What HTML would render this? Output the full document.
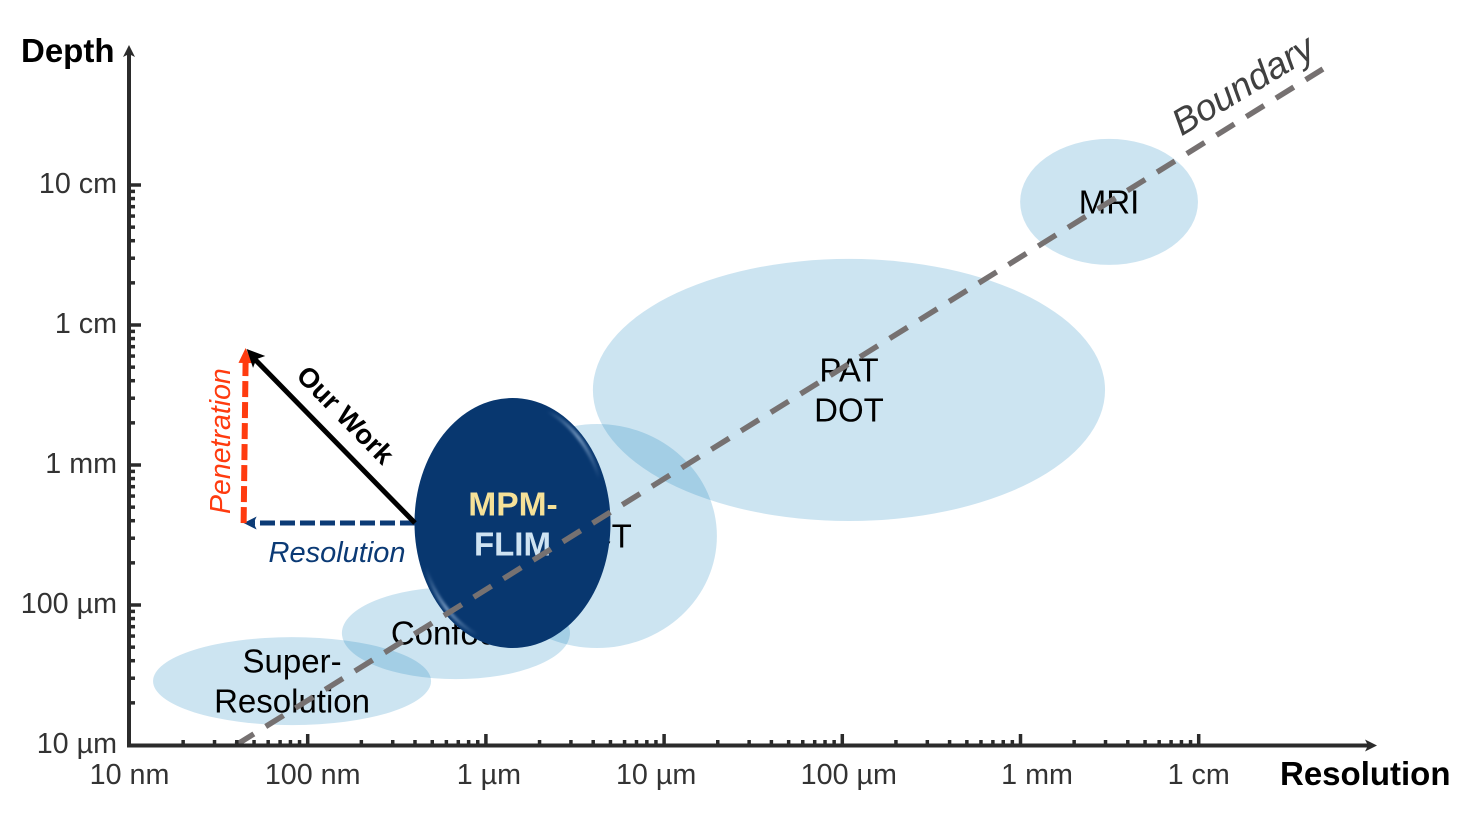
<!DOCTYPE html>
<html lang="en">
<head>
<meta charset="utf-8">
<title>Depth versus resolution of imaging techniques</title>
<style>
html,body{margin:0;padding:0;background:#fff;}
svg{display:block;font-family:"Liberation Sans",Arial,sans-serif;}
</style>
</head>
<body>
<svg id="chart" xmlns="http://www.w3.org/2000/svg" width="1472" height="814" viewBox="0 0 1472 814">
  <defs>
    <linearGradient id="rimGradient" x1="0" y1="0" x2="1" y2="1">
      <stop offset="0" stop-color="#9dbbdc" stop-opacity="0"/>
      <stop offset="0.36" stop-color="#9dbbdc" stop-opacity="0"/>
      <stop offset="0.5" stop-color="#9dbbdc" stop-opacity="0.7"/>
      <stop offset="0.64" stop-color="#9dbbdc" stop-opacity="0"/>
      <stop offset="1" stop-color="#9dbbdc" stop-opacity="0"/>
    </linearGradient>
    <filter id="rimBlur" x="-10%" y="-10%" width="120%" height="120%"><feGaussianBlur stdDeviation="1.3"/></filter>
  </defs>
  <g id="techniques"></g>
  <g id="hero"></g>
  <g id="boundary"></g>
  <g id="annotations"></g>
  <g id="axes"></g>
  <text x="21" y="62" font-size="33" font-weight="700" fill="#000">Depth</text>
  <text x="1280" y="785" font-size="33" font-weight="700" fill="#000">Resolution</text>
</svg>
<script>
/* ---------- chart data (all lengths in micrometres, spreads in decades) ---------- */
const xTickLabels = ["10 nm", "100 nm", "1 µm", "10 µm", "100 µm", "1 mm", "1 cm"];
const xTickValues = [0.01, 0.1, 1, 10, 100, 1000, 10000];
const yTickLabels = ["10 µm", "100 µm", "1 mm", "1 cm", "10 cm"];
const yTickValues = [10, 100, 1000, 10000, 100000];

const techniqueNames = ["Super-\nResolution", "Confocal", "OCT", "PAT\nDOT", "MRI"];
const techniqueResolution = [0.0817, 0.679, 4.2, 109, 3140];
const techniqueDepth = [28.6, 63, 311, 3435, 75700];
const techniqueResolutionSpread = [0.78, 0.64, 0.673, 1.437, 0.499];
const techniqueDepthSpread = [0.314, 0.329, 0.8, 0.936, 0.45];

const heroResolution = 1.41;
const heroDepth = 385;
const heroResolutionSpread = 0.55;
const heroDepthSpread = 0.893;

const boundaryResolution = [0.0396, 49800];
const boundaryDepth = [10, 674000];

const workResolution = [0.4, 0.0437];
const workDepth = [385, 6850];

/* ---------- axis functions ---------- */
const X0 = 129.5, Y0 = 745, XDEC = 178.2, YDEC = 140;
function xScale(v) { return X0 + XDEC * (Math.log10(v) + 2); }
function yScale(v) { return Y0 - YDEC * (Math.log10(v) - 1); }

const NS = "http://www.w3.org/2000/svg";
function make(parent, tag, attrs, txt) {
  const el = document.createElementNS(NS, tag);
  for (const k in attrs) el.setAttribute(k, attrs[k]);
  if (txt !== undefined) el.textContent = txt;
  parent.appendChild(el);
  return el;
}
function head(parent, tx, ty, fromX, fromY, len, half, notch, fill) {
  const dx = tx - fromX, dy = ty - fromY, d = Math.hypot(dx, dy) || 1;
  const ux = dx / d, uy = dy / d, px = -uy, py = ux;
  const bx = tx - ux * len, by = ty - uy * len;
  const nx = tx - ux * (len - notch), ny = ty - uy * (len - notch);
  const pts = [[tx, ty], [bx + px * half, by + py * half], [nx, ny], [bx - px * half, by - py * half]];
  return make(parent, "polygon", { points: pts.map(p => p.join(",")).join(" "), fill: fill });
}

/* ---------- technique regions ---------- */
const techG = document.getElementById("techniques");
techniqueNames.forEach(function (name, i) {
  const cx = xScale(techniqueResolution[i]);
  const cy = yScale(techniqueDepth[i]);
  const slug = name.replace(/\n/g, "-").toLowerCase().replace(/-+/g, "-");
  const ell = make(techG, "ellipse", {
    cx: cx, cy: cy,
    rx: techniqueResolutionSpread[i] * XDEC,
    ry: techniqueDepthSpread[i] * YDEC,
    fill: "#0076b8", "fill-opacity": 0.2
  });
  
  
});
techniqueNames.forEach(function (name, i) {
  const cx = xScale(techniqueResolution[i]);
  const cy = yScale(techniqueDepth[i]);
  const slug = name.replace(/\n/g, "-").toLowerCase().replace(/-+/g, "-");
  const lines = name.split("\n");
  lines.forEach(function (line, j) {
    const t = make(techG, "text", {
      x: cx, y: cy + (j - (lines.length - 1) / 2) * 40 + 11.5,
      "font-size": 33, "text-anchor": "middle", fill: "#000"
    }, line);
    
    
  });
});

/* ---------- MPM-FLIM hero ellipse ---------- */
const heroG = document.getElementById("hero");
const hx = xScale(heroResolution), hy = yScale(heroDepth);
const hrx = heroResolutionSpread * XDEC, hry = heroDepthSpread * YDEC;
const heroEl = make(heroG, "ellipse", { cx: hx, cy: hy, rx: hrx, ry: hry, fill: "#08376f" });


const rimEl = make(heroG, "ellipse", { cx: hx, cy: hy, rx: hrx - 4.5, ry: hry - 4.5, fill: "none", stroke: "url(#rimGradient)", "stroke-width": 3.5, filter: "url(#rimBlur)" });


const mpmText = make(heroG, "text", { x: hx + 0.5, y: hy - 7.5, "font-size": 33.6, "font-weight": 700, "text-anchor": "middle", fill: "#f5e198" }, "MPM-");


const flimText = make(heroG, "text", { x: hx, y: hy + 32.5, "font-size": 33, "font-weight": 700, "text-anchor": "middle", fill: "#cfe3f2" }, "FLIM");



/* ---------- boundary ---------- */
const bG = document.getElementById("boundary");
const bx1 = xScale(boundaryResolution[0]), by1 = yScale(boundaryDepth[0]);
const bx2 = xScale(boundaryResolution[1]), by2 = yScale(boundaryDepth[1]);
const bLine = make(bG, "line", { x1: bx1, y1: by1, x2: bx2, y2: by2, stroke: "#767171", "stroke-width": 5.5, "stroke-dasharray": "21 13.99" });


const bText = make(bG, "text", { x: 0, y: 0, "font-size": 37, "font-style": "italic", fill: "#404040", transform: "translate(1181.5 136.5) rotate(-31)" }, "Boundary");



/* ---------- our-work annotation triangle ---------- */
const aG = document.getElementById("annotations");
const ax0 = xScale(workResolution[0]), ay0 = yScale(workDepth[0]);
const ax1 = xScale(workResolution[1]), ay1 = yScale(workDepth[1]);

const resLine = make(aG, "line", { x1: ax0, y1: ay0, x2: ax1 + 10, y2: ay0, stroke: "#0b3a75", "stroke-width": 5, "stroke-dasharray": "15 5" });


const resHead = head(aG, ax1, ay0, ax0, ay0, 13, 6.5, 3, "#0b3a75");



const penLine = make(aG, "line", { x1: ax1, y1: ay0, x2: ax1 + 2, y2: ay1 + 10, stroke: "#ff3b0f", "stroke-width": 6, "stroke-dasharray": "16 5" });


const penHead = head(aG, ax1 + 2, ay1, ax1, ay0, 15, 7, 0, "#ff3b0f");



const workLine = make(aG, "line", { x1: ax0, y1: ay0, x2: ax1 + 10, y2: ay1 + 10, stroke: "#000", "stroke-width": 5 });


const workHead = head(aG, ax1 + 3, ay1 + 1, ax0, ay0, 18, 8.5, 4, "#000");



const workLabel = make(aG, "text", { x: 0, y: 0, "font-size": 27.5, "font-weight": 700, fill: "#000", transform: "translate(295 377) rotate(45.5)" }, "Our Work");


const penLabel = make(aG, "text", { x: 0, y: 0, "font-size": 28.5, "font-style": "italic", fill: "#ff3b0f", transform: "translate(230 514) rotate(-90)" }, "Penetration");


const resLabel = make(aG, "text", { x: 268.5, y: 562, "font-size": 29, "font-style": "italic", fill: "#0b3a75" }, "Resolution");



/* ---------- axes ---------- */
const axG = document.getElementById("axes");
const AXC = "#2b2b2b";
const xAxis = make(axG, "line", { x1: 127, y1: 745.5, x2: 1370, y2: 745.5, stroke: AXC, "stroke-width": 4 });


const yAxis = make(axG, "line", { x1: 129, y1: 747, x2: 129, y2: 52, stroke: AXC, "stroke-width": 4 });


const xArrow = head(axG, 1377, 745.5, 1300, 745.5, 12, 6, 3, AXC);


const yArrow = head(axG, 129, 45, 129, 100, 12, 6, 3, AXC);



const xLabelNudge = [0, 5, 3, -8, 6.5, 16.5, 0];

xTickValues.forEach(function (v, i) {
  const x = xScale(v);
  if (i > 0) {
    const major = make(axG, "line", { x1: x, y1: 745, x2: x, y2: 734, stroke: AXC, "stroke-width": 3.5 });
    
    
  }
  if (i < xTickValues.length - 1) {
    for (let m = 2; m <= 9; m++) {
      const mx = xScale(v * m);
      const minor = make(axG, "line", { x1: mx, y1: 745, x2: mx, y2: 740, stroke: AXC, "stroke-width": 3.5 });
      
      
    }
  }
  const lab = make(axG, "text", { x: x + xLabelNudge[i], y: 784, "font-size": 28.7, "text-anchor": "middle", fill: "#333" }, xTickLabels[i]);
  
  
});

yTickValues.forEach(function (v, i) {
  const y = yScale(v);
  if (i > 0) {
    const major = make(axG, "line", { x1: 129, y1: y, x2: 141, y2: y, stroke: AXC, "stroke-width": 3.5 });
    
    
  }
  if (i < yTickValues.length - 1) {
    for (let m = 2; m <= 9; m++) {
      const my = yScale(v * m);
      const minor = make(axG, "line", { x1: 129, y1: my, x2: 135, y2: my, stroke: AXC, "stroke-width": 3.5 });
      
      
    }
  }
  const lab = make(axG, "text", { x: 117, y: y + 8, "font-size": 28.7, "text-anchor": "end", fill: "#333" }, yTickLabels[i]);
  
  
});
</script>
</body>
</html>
============================================================
What is asked: With the pictures left out, restate word for word every line of the data above, from the first down to the line that contains "const yTickValues = [10, 100, 1000, 10000, 100000];".

Answer to this problem:
What HTML would render this? Output the full document.
<!DOCTYPE html>
<html lang="en">
<head>
<meta charset="utf-8">
<title>Depth versus resolution of imaging techniques</title>
<style>
html,body{margin:0;padding:0;background:#fff;}
svg{display:block;font-family:"Liberation Sans",Arial,sans-serif;}
</style>
</head>
<body>
<svg id="chart" xmlns="http://www.w3.org/2000/svg" width="1472" height="814" viewBox="0 0 1472 814">
  <defs>
    <linearGradient id="rimGradient" x1="0" y1="0" x2="1" y2="1">
      <stop offset="0" stop-color="#9dbbdc" stop-opacity="0"/>
      <stop offset="0.36" stop-color="#9dbbdc" stop-opacity="0"/>
      <stop offset="0.5" stop-color="#9dbbdc" stop-opacity="0.7"/>
      <stop offset="0.64" stop-color="#9dbbdc" stop-opacity="0"/>
      <stop offset="1" stop-color="#9dbbdc" stop-opacity="0"/>
    </linearGradient>
    <filter id="rimBlur" x="-10%" y="-10%" width="120%" height="120%"><feGaussianBlur stdDeviation="1.3"/></filter>
  </defs>
  <g id="techniques"></g>
  <g id="hero"></g>
  <g id="boundary"></g>
  <g id="annotations"></g>
  <g id="axes"></g>
  <text x="21" y="62" font-size="33" font-weight="700" fill="#000">Depth</text>
  <text x="1280" y="785" font-size="33" font-weight="700" fill="#000">Resolution</text>
</svg>
<script>
/* ---------- chart data (all lengths in micrometres, spreads in decades) ---------- */
const xTickLabels = ["10 nm", "100 nm", "1 µm", "10 µm", "100 µm", "1 mm", "1 cm"];
const xTickValues = [0.01, 0.1, 1, 10, 100, 1000, 10000];
const yTickLabels = ["10 µm", "100 µm", "1 mm", "1 cm", "10 cm"];
const yTickValues = [10, 100, 1000, 10000, 100000];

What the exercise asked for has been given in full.